There are layers of irony in an open letter bashing the IRS and President Joe Biden’s administration that Sen. Rick Scott, R-Fla., posted online this week. For decades now, the Republican Party has lamented that everyone wants a handout and nobody wants to work. They’ve passed onerous right-to-work laws in states that require active job hunting in order to receive any sort of government assistance.
Now Scott has a message for the job seekers of LinkedIn: Don’t apply for any of the thousands of roles that Democrats have made possible at the Internal Revenue Service. Scott promises that if Republicans regain control of Congress, they will actively work to make sure these jobs are only temporary.
You’d be hard-pressed to find a time in history when tax collectors were viewed by anybody with warm regard.
It shouldn’t come as too much of a surprise that the GOP is trying to gin up outrage against the IRS. The party’s general anti-tax stance has long been an ample source of red meat for its base. And you’d be hard-pressed to find a time in history when tax collectors were viewed by anybody with warm regard.
But in his post, Scott offered up a number of half-truths, distortions and outright fabrications in the hopes of making it easier for rich people, such as himself, to avoid an IRS that’s better staffed to scrutinize wealthier Americans’ tax filings.
Scott, who as chair of the National Republican Senatorial Committee is in charge of taking back the Senate from Democrats this fall, specifically joined LinkedIn to post his warning against joining “Biden’s IRS Army,” according to a news release from his office.

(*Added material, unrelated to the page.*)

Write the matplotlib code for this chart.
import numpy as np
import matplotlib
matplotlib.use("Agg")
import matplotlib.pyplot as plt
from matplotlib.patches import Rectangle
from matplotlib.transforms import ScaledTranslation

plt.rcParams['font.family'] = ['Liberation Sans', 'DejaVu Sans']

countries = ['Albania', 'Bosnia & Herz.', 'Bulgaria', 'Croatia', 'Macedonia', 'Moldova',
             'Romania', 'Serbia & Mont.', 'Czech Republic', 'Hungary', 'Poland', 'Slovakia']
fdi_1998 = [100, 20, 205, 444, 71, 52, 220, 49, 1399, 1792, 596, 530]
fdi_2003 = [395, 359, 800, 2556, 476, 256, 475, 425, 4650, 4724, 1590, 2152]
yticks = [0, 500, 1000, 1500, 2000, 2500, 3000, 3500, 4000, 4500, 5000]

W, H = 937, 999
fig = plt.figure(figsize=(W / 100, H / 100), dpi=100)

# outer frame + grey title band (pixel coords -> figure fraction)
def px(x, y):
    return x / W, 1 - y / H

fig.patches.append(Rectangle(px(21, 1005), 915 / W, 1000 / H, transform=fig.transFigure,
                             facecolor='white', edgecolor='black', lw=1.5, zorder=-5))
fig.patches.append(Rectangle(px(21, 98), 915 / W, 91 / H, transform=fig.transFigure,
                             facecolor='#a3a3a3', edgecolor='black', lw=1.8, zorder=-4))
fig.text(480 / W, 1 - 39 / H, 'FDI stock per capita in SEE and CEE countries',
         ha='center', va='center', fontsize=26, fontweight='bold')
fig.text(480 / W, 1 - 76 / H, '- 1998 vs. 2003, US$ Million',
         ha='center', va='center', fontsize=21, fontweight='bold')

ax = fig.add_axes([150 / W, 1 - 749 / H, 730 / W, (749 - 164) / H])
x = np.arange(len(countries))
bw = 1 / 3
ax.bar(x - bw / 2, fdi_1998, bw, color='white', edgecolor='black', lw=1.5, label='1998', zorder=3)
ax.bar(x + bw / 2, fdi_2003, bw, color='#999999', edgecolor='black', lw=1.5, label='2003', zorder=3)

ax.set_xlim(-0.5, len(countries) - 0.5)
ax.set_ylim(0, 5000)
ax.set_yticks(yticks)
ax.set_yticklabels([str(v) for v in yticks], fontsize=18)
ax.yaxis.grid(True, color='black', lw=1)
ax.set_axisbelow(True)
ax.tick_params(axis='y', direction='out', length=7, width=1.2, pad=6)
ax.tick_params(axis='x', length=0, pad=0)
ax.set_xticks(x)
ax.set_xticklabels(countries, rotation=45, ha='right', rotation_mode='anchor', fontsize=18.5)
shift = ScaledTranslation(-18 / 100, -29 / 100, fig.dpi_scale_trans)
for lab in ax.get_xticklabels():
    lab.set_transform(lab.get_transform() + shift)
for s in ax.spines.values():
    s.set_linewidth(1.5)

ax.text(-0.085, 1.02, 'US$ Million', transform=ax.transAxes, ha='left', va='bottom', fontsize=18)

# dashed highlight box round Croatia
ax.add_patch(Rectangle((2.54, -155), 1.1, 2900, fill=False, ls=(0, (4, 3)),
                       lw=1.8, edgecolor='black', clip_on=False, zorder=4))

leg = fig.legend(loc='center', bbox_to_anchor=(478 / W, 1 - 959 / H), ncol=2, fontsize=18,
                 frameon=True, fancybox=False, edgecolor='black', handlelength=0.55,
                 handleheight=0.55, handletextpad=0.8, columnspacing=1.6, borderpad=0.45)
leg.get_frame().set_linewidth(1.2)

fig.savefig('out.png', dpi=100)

The two-page missive on U.S. Senate letterhead implored Americans to consider several factors before thinking about applying to work for the IRS.
He warned that Democrats’ plan “drastically grows the workforce of the Internal Revenue Service (IRS) by adding roughly 87,000 new agents” and claimed that the “massive expansion of the IRS will make it larger than the Pentagon, Federal Bureau of Investigation, Customs and Border Protection and the State Department combined.”

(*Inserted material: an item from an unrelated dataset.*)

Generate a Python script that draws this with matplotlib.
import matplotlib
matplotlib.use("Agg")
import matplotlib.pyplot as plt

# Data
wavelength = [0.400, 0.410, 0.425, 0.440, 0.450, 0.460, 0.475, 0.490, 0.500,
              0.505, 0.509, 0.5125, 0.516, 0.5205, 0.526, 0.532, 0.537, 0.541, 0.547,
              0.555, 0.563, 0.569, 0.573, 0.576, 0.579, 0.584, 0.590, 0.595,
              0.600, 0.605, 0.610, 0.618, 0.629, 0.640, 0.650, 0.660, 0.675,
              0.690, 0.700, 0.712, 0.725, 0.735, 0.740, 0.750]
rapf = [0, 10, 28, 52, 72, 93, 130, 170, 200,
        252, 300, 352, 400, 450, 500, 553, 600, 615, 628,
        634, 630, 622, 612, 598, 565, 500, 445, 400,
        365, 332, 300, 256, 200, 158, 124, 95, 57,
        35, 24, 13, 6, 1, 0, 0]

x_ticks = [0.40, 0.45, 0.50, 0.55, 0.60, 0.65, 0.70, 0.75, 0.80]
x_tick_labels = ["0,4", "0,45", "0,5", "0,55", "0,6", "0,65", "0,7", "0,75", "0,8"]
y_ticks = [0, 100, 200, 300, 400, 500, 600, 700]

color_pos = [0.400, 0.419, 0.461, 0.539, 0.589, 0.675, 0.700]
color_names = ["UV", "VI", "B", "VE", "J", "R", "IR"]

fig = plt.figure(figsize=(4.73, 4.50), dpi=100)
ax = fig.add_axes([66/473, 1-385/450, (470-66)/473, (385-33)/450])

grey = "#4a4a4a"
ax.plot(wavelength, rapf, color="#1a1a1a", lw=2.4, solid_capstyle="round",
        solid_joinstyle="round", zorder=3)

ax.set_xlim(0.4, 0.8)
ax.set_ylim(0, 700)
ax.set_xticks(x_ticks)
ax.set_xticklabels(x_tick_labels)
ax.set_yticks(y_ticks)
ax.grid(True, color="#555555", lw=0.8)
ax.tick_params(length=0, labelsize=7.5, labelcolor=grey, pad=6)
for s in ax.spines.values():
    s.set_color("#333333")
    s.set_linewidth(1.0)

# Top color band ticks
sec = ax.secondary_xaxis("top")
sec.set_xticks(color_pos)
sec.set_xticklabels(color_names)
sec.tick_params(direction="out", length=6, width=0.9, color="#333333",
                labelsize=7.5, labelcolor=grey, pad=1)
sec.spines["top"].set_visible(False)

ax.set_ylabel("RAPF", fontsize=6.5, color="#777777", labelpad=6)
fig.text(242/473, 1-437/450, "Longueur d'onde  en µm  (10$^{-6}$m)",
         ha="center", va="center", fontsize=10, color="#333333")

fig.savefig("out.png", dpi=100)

Right off the bat, Scott is twisting half-truths into weapons against the Democrats. Note that he said “the Pentagon,” where approximately 26,000 people work, instead of the Department of Defense, which employs more than 700,000 civilians around the world.
He also didn’t make clear that the $80 billion in funding from Democrats will be spread over 10 years or that the IRS’ staffing levels are lower than they’ve been since the 1970s. Many of the hires that the agency is hoping to make are set to replace thousands of agents who are expected to change jobs or retire. Even if the IRS hires all the staff the new funding would allow, that would only bring the agency up to its 1990s-era staffing levels.